- [The exercise] Return each line of the data below exactly, omitting any pictures.

- [Stored data]
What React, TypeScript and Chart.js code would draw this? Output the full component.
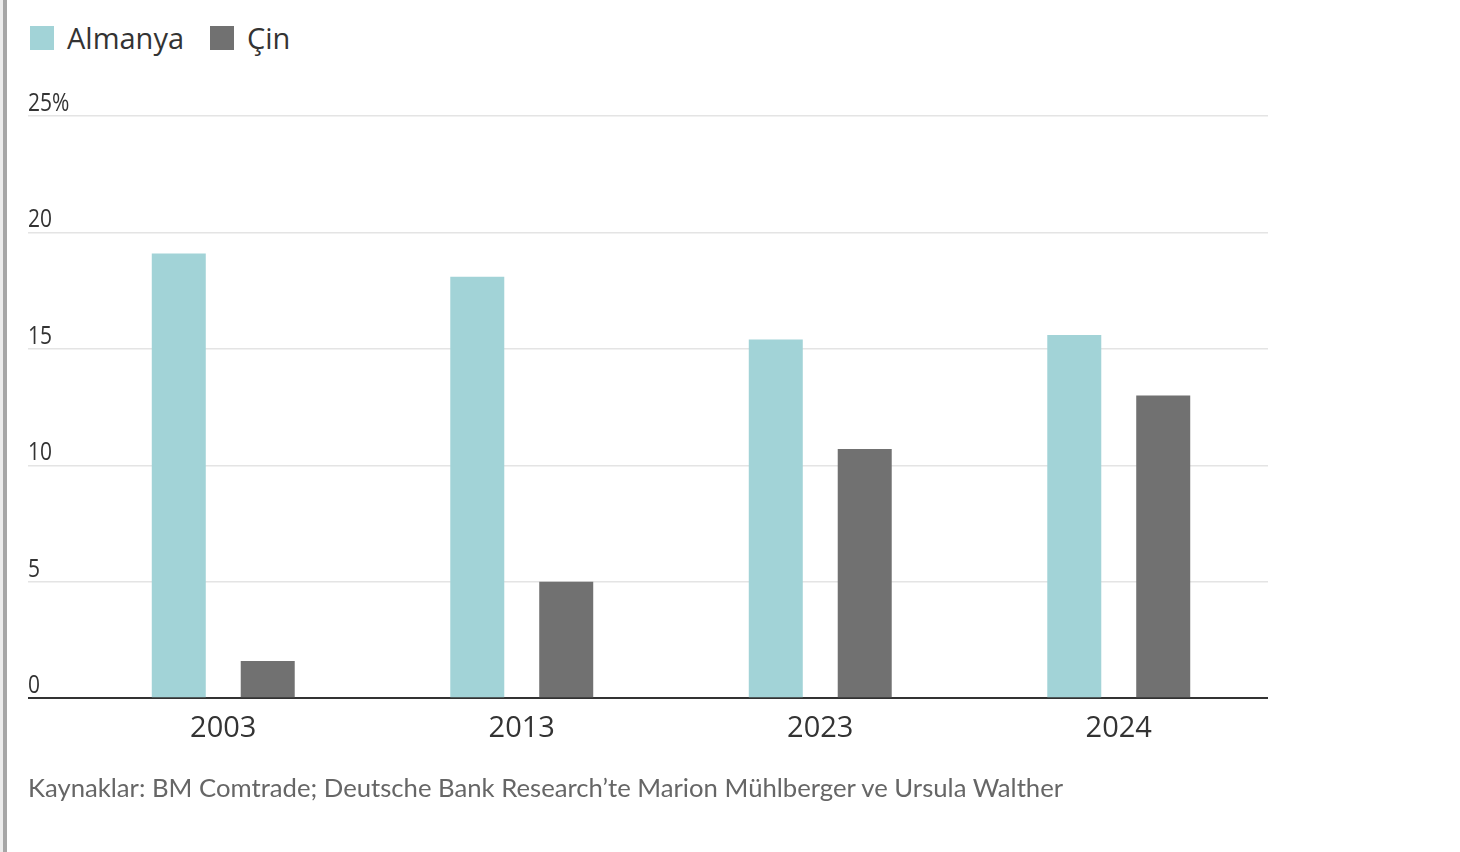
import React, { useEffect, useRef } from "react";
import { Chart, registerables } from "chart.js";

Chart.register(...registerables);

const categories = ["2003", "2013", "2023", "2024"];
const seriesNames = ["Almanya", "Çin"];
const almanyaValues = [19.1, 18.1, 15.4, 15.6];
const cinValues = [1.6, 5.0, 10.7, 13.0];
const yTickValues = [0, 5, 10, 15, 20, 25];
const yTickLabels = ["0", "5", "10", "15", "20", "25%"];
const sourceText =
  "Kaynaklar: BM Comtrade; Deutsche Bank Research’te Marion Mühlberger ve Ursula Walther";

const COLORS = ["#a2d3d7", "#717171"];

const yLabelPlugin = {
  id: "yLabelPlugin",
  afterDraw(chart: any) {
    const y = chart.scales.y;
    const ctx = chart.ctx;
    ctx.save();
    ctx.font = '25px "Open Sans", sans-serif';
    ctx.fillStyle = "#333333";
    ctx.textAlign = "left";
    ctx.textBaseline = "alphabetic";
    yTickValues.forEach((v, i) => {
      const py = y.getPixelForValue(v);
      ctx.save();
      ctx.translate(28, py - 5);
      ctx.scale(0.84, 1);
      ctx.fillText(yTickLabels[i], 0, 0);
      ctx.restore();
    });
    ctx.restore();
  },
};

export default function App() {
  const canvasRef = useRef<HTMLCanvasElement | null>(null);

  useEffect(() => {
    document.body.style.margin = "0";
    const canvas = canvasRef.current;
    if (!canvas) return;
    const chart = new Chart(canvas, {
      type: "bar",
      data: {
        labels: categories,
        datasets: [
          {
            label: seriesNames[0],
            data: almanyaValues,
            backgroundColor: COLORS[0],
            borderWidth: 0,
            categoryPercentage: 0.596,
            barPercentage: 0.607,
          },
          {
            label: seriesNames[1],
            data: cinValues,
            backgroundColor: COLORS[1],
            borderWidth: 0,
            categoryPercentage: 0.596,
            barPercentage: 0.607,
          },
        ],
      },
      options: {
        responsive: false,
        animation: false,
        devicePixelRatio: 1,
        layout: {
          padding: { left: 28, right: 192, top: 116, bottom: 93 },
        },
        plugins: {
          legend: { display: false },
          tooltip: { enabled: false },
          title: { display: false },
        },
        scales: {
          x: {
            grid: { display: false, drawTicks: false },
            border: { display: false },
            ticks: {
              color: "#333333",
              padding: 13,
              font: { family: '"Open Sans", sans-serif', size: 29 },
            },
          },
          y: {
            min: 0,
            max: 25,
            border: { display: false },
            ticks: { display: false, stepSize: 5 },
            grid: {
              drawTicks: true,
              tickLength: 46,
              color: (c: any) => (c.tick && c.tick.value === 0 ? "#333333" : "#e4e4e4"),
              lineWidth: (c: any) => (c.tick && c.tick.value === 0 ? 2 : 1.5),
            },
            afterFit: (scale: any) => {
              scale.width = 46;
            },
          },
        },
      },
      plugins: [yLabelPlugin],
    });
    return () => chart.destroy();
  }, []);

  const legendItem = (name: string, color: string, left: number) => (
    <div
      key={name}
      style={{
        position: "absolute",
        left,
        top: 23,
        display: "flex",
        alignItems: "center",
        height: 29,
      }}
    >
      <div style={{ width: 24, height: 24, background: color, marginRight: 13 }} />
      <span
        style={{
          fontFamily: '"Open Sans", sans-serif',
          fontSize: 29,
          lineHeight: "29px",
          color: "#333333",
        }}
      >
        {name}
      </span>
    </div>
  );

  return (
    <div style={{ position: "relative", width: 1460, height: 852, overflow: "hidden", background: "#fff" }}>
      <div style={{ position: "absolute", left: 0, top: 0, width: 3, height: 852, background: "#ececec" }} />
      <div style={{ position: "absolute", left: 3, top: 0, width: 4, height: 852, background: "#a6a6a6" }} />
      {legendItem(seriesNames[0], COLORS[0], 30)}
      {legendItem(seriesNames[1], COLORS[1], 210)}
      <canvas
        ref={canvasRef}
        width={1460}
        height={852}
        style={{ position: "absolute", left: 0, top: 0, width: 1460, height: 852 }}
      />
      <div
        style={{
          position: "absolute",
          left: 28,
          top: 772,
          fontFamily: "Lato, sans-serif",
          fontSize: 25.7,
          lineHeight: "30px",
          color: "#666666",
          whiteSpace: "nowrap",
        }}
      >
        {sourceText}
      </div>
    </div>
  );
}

- [Answer to this task]
What React, TypeScript and Chart.js code would draw this? Output the full component.
import React, { useEffect, useRef } from "react";
import { Chart, registerables } from "chart.js";

Chart.register(...registerables);

const categories = ["2003", "2013", "2023", "2024"];
const seriesNames = ["Almanya", "Çin"];
const almanyaValues = [19.1, 18.1, 15.4, 15.6];
const cinValues = [1.6, 5.0, 10.7, 13.0];
const yTickValues = [0, 5, 10, 15, 20, 25];
const yTickLabels = ["0", "5", "10", "15", "20", "25%"];
const sourceText =
  "Kaynaklar: BM Comtrade; Deutsche Bank Research’te Marion Mühlberger ve Ursula Walther";

const COLORS = ["#a2d3d7", "#717171"];

const yLabelPlugin = {
  id: "yLabelPlugin",
  afterDraw(chart: any) {
    const y = chart.scales.y;
    const ctx = chart.ctx;
    ctx.save();
    ctx.font = '25px "Open Sans", sans-serif';
    ctx.fillStyle = "#333333";
    ctx.textAlign = "left";
    ctx.textBaseline = "alphabetic";
    yTickValues.forEach((v, i) => {
      const py = y.getPixelForValue(v);
      ctx.save();
      ctx.translate(28, py - 5);
      ctx.scale(0.84, 1);
      ctx.fillText(yTickLabels[i], 0, 0);
      ctx.restore();
    });
    ctx.restore();
  },
};

export default function App() {
  const canvasRef = useRef<HTMLCanvasElement | null>(null);

  useEffect(() => {
    document.body.style.margin = "0";
    const canvas = canvasRef.current;
    if (!canvas) return;
    const chart = new Chart(canvas, {
      type: "bar",
      data: {
        labels: categories,
        datasets: [
          {
            label: seriesNames[0],
            data: almanyaValues,
            backgroundColor: COLORS[0],
            borderWidth: 0,
            categoryPercentage: 0.596,
            barPercentage: 0.607,
          },
          {
            label: seriesNames[1],
            data: cinValues,
            backgroundColor: COLORS[1],
            borderWidth: 0,
            categoryPercentage: 0.596,
            barPercentage: 0.607,
          },
        ],
      },
      options: {
        responsive: false,
        animation: false,
        devicePixelRatio: 1,
        layout: {
          padding: { left: 28, right: 192, top: 116, bottom: 93 },
        },
        plugins: {
          legend: { display: false },
          tooltip: { enabled: false },
          title: { display: false },
        },
        scales: {
          x: {
            grid: { display: false, drawTicks: false },
            border: { display: false },
            ticks: {
              color: "#333333",
              padding: 13,
              font: { family: '"Open Sans", sans-serif', size: 29 },
            },
          },
          y: {
            min: 0,
            max: 25,
            border: { display: false },
            ticks: { display: false, stepSize: 5 },
            grid: {
              drawTicks: true,
              tickLength: 46,
              color: (c: any) => (c.tick && c.tick.value === 0 ? "#333333" : "#e4e4e4"),
              lineWidth: (c: any) => (c.tick && c.tick.value === 0 ? 2 : 1.5),
            },
            afterFit: (scale: any) => {
              scale.width = 46;
            },
          },
        },
      },
      plugins: [yLabelPlugin],
    });
    return () => chart.destroy();
  }, []);

  const legendItem = (name: string, color: string, left: number) => (
    <div
      key={name}
      style={{
        position: "absolute",
        left,
        top: 23,
        display: "flex",
        alignItems: "center",
        height: 29,
      }}
    >
      <div style={{ width: 24, height: 24, background: color, marginRight: 13 }} />
      <span
        style={{
          fontFamily: '"Open Sans", sans-serif',
          fontSize: 29,
          lineHeight: "29px",
          color: "#333333",
        }}
      >
        {name}
      </span>
    </div>
  );

  return (
    <div style={{ position: "relative", width: 1460, height: 852, overflow: "hidden", background: "#fff" }}>
      <div style={{ position: "absolute", left: 0, top: 0, width: 3, height: 852, background: "#ececec" }} />
      <div style={{ position: "absolute", left: 3, top: 0, width: 4, height: 852, background: "#a6a6a6" }} />
      {legendItem(seriesNames[0], COLORS[0], 30)}
      {legendItem(seriesNames[1], COLORS[1], 210)}
      <canvas
        ref={canvasRef}
        width={1460}
        height={852}
        style={{ position: "absolute", left: 0, top: 0, width: 1460, height: 852 }}
      />
      <div
        style={{
          position: "absolute",
          left: 28,
          top: 772,
          fontFamily: "Lato, sans-serif",
          fontSize: 25.7,
          lineHeight: "30px",
          color: "#666666",
          whiteSpace: "nowrap",
        }}
      >
        {sourceText}
      </div>
    </div>
  );
}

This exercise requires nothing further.